The new futures contract tracks BVX directly, not the spot price of Bitcoin. A trader can buy volatility expecting a turbulent market or sell it when they think risk is being overpriced. The direction of the price move does not matter: a position can pay off in a rally or a sell-off, as long as the call on swing magnitude proves correct.

Traditional finance traders know a close analogue well: the VIX, often called the "fear index" for the S&P 500, has served for decades as a benchmark of expected volatility and a trading target in its own right. BVX plays the same role in crypto. The key difference is that Bitcoin moves far more sharply than US equities, so the BVX range is wider and the payoff on a well-timed vol trade can be considerably larger.

Note: These futures let traders bet on the size of Bitcoin's price swings regardless of which direction the market moves, adding a distinct new dimension to crypto risk management.

Who Will Use These Futures and Why

The primary audience is institutional players with large BTC positions. Funds holding thousands of coins face a recurring challenge: protect the position from a sharp drawdown without selling the asset itself. Before BVX futures, the closest option was complex options strategies on CME, requiring constant rebalancing and deep expertise in managing gamma risk. The instrument is especially useful ahead of major macro events: FOMC meetings, US inflation data releases, or regulatory decisions on new crypto products. In those windows, implied volatility tends to rise as the market braces for a move, and buying it early often costs less than reacting after the fact.

The new contract also opens a distinct trading niche for those who specialize in the spread between implied and realized volatility. These strategies are not new, but before a direct BVX product existed, executing them required assembling positions across multiple instruments. Now there is one clean contract for a specific market view.

  • Hedge funds and prop desks holding spot BTC and seeking targeted volatility protection
  • Options market makers with large books who need additional ways to manage gamma exposure
  • Quantitative funds running strategies on the implied versus realized volatility spread
  • Crypto ETF managers looking to reduce portfolio dispersion

For retail holders simply storing Bitcoin in a hardware wallet, the product has limited practical relevance for now. CME derivatives are designed for accredited market participants with direct exchange access.

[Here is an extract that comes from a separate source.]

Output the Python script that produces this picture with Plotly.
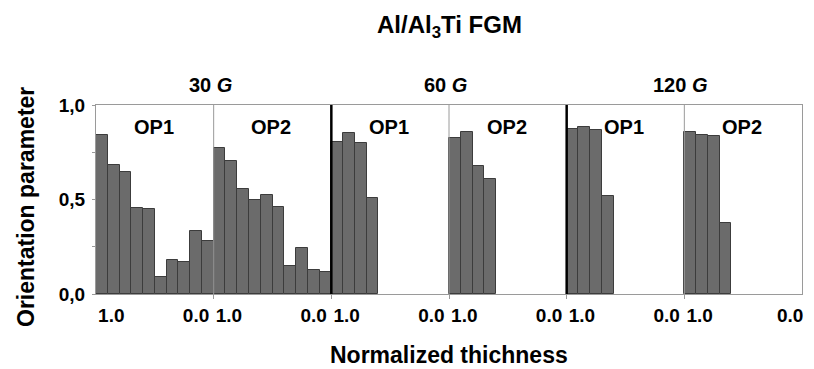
import plotly.graph_objects as go

# ---- data ----
speeds = ["30 <i>G</i>", "60 <i>G</i>", "120 <i>G</i>"]
params = ["OP1", "OP2"]
op1_30 = [0.84, 0.68, 0.645, 0.455, 0.45, 0.09, 0.18, 0.17, 0.335, 0.28]
op2_30 = [0.77, 0.705, 0.555, 0.50, 0.525, 0.46, 0.15, 0.245, 0.125, 0.115]
op1_60 = [0.805, 0.85, 0.80, 0.51]
op2_60 = [0.825, 0.855, 0.675, 0.61]
op1_120 = [0.875, 0.885, 0.87, 0.52]
op2_120 = [0.855, 0.84, 0.835, 0.375]
x_tick_text = ["1.0", "0.0"]
y_tick_vals = [0, 0.5, 1.0]
y_tick_text = ["0,0", "0,5", "1,0"]
y_minor_vals = [0.25, 0.75]

panels = [op1_30, op2_30, op1_60, op2_60, op1_120, op2_120]
SLOTS = 10  # bar slots per half-panel

FONT = "Liberation Sans, Arial, sans-serif"
BAR_FILL = "#6b6b6b"
BAR_EDGE = "#3c3c3c"
FRAME = "#9a9a9a"

W, H = 814, 369
L, R, T, B = 96, 12, 105, 75
PH = H - T - B
PW = W - L - R


def py(pixel_y):
    """pixel row -> paper y"""
    return (H - B - pixel_y) / PH


def px(pixel_x):
    return (pixel_x - L) / PW


fig = go.Figure()
for p, vals in enumerate(panels):
    xs = [p * SLOTS + i + 0.5 for i in range(len(vals))]
    fig.add_trace(go.Bar(
        x=xs, y=vals, width=1.0,
        marker=dict(color=BAR_FILL, line=dict(color=BAR_EDGE, width=1)),
        showlegend=False, hoverinfo="x+y",
    ))

tickvals, ticktext = [], []
for p in range(len(panels)):
    tickvals.append(p * SLOTS + 1.3)
    ticktext.append(x_tick_text[0])
    end = p * SLOTS + 8.5 if p < len(panels) - 1 else p * SLOTS + 9.0
    tickvals.append(end)
    ticktext.append(x_tick_text[1])

shapes = []
for p in range(1, len(panels)):
    xb = p * SLOTS
    if p % 2 == 0:
        shapes.append(dict(type="line", xref="x", yref="y", x0=xb, x1=xb,
                           y0=-0.015, y1=1, line=dict(color="black", width=2.5)))
    else:
        shapes.append(dict(type="line", xref="x", yref="y", x0=xb, x1=xb,
                           y0=0, y1=1, line=dict(color=FRAME, width=1)))

bold = lambda s: dict(size=s, family=FONT, color="black", weight="bold")

annotations = []
annotations.append(dict(x=0.5, xref="paper", y=py(26), yref="paper", xanchor="center",
                        yanchor="middle", showarrow=False,
                        text="Al/Al<sub>3</sub>Ti FGM", font=bold(24)))
for k, s in enumerate(speeds):
    annotations.append(dict(x=(2 * k + 1) * SLOTS - 0.3, xref="x", y=py(85), yref="paper",
                            xanchor="center", yanchor="middle", showarrow=False,
                            text=s, font=bold(20)))
for p in range(len(panels)):
    annotations.append(dict(x=p * SLOTS + 4.9, y=0.885, xref="x", yref="y",
                            xanchor="center", yanchor="middle", showarrow=False,
                            text=params[p % 2], font=bold(20)))
annotations.append(dict(x=px(449), xref="paper", y=py(355), yref="paper", yanchor="middle",
                        xanchor="center", showarrow=False, text="Normalized thichness",
                        font=bold(23)))
annotations.append(dict(x=px(26), xref="paper", y=py(207), yref="paper", xanchor="center",
                        yanchor="middle", showarrow=False, textangle=-90,
                        text="Orientation parameter", font=bold(23)))

fig.update_layout(
    width=W, height=H,
    margin=dict(l=L, r=R, t=T, b=B, autoexpand=False),
    paper_bgcolor="white", plot_bgcolor="white",
    bargap=0,
    shapes=shapes,
    annotations=annotations,
    xaxis=dict(range=[0, len(panels) * SLOTS], showgrid=False, zeroline=False,
               automargin=False,
               showline=True, mirror=True, linecolor=FRAME, linewidth=1,
               tickmode="array", tickvals=tickvals, ticktext=ticktext, ticks="",
               ticklabelstandoff=4, tickfont=bold(19),
               minor=dict(tickmode="array", tickvals=[10, 20, 30, 40, 50],
                          ticks="outside", ticklen=4, tickcolor=FRAME, showgrid=False)),
    yaxis=dict(range=[0, 1], showgrid=False, zeroline=False, automargin=False,
               showline=True, mirror=True, linecolor=FRAME, linewidth=1,
               tickmode="array", tickvals=y_tick_vals, ticktext=y_tick_text,
               ticks="outside", ticklen=3, tickcolor=FRAME, ticklabelstandoff=3,
               tickfont=bold(19),
               minor=dict(tickmode="array", tickvals=y_minor_vals, ticks="outside",
                          ticklen=3, tickcolor=FRAME, showgrid=False)),
)

fig.write_html(
    "out.html",
    config={"displayModeBar": False},
    post_script="document.body.style.margin='0';document.body.style.overflow='hidden';",
)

From Futures to ETF: The Market Chain Starts Again

BVX futures fit into a broader market sequence. In March 2026, CoinShares filed with the SEC for the first Bitcoin volatility ETF in the United States. That fund would also track BVX. CME is, in effect, building the regulated base market on which fund managers are already preparing retail products.

The pattern is familiar. CME launched Bitcoin price futures in 2017, and within a few years a market for options, structured products, and eventually spot ETFs approved by the SEC in 2024 grew around them. The new cycle starts one layer higher, with volatility as the underlying instead of price.

If BVX futures build a steady trading volume over the first few quarters, analysts expect the SEC to have grounds for moving on ETF applications. The spot Bitcoin ETFs approved in 2024 set records for first-month inflows. A similar appetite for regulated volatility products tied to Bitcoin is entirely plausible.

For asset managers, this signals that BVX-linked products will likely become available beyond direct CME access, through ETFs reaching a broader investor base. The regulatory timeline takes time, but the underlying market is already forming.

Bitcoin at $81K and the Case for Buying Volatility

As CME prepares the launch, Bitcoin is trading near $81,000. In spring 2026 the price fell to around $60,000 after peaking above $126,000 in October 2025. The recovery has been gradual, and implied volatility measured by BVX sits below the April highs. For those expecting further recovery toward new peaks, buying volatility insurance now costs less than it would during a new wave of market excitement.

CME Group has been steadily converting the unregulated crypto derivatives market into a regulated one. Options in 2020, micro-futures in 2021, 24/7 trading in 2026, and now BVX futures. Each step expands access for institutions that cannot operate on unregulated platforms.

For the broader market, BVX futures signal that Bitcoin derivatives have become a mature asset class with a full toolkit for risk management. There are now instruments for betting on price direction, on price levels, and on swing magnitude as separate dimensions of risk. That is a meaningful step toward the depth and granularity of traditional financial markets.